Has anyone heard of this before? Should it take so long to become hypo, what is going on?
I feel ok.
Thanks,
Tiffany


----------



## Lovlkn (Dec 20, 2009)

Tiffliz said:


> Hi,
> I had a total thyroidectomy about 8 weeks ago. I have had two blood tests since then and both have shown that I am still hyper.
> Has anyone heard of this before? Should it take so long to become hypo, what is going on?
> I feel ok.
> ...


Tiffany,

If your surgeon did a complete TT I highly doubt you are still hyper unless you are over medicated on levothyroxine replacement meds.

What are you basing the "hyper" comment on? TSH is diagnostic only and you may still show as not having any due to antibodies which will still be present despite the fact you have no thyroid gland.

Correct tests for thyroid hormones post TT are FreeT4 and FreeT3.

Please post any current labs you have along with ranges.

What symptoms are you experiencing?

What medications and doses are you on?


----------



## Andros (Aug 26, 2009)

Tiffliz said:


> Hi,
> I had a total thyroidectomy about 8 weeks ago.
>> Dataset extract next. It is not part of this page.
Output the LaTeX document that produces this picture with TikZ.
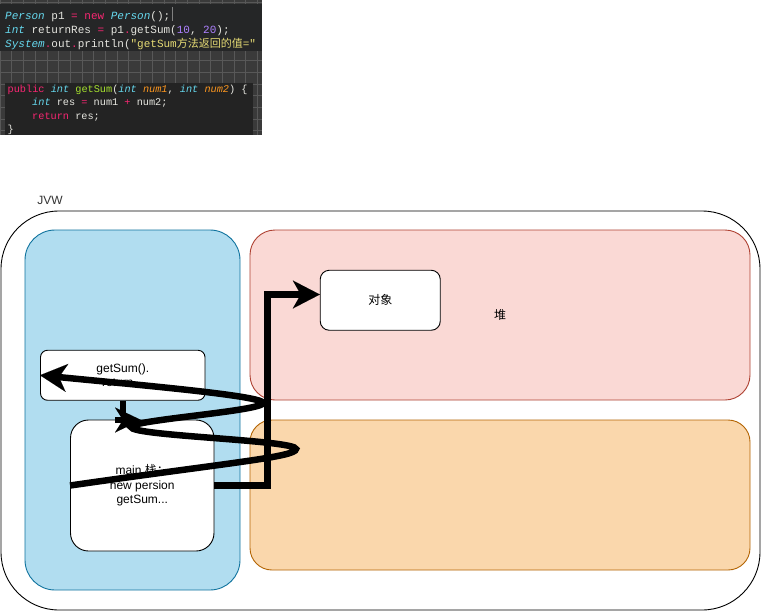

I have had two blood tests since then and both have shown that I am still hyper.
> Has anyone heard of this before? Should it take so long to become hypo, what is going on?
> I feel ok.
> ...


Yes; I had to have RAI 3 times. A radioactive uptake scan is recommended to see what is going on.

What do your labs look like? Please include the ranges


----------